Box set by Morrissey
- Released: 19 June 2000
- Recorded: 1987–1991
- Label: EMI
- Producer: Stephen Street; Clive Langer; Alan Winstanley;

Morrissey chronology
| My Early Burglary Years (1998) | The CD Singles '88–91' (2000) | The Best of Morrissey (2001) |

= The CD Singles '88–91' =

The CD Singles '88–91' is a box set of Morrissey's first ten singles as a solo artist, from "Suedehead" (1988) to "Pregnant for the Last Time" (1991).

Professional ratings
Review scores
| Source | Rating |
| AllMusic | Star |

== Contents ==
Although each disc contains the three or four songs from the original Compact Disc edition, they are housed in a cardboard sleeve (instead of a jewel case) and replicate the 12-inch artwork, with the titles of songs that were exclusive to CD written on afterwards.
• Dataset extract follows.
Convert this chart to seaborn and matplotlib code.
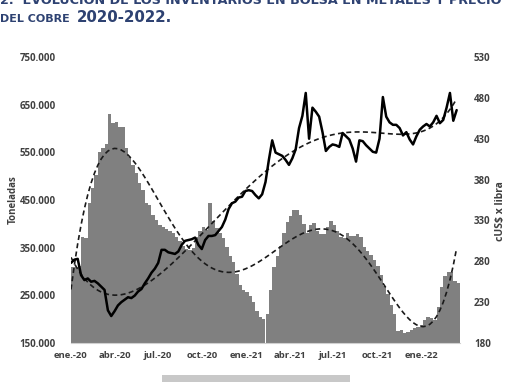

Several of the A and B-sides on these singles appeared on the compilations Bona Drag (1990) and My Early Burglary Years (1998), while others were made available again for the first time since their first release, including "I Know Very Well How I Got My Name", "East West", and the full version of "Will Never Marry".

A number of cover versions also appear: "East West" by Herman's Hermits, The Jam's "That's Entertainment"; T. Rex's "Cosmic Dancer"; Bradford's "Skin Storm"; and a version of "Sweet and Tender Hooligan" by Morrissey's former band The Smiths.

== Packaging ==
The ten discs are housed in a flip-top box. The cover image is from a photograph by Anton Corbijn. It first appeared in the CD booklet for Morrissey's debut album Viva Hate.

== Critical reception ==
In a 4/10 review, the NME described the set thus:

There's an air of tragedy about this box set, of a rare talent pissed away and a limited, increasingly embittered range of expression. It's a long decline that has now reached the point where labels keep recycling his back catalogue rather than release new songs. An antique curio, a relic from an England that's slowly, mercifully, dying - and that, ironically, he now chooses to keep far away from.

Writing for AllMusic, Stephen Thomas Erlewine was more enthusiastic:

...the main reason to purchase this, of course, are items like the covers of the Jam's "That's Entertainment" and T. Rex's "Cosmic Dancer," which are the kind of B-sides that never make B-side compilations and are worth tracking down for any hardcore fan. It's nice that this box makes the search a little easier.

In September 2000 the set was followed up by The CD Singles '91-95'.

== Track listing ==

=== CD 1 ===
1. "Suedehead"
2. "I Know Very Well How I Got My Name"
3. "Hairdresser on Fire"
4. "Oh Well, I'll Never Learn"

=== CD 2 ===
1. "Everyday Is Like Sunday"
2. "Sister I'm a Poet"
3. "Disappointed"
4. "Will Never Marry"

=== CD 3 ===
1. "The Last of the Famous International Playboys"
2. "Lucky Lisp"
3. "Michael's Bones"

=== CD 4 ===
1. "Interesting Drug"
2. "Such a Little Thing Makes Such a Big Difference"
3. "Sweet and Tender Hooligan" (live)

=== CD 5 ===
1. "Ouija Board, Ouija Board"
2. "Yes I Am Blind"
3. "East West"

=== CD 6 ===
1. "November Spawned a Monster"
2. "He Knows I'd Love to See Him"
3. "Girl Least Likely To"

=== CD 7 ===
1. "Piccadilly Palare"
2. "Get Off the Stage"
3. "At Amber"

=== CD 8 ===
1. "Our Frank"
2. "Journalists Who Lie"
3. "Tony the Pony"

=== CD 9 ===
1. "Sing Your Life"
2. "That's Entertainment"
3. "The Loop"

=== CD 10 ===
1. "Pregnant for the Last Time"
2. "Skin Storm"
3. "Cosmic Dancer" (live)
4. "Disappointed" (live)

There is also a 7" vinyl version of this box set as well as one for The CD Singles '91–95'.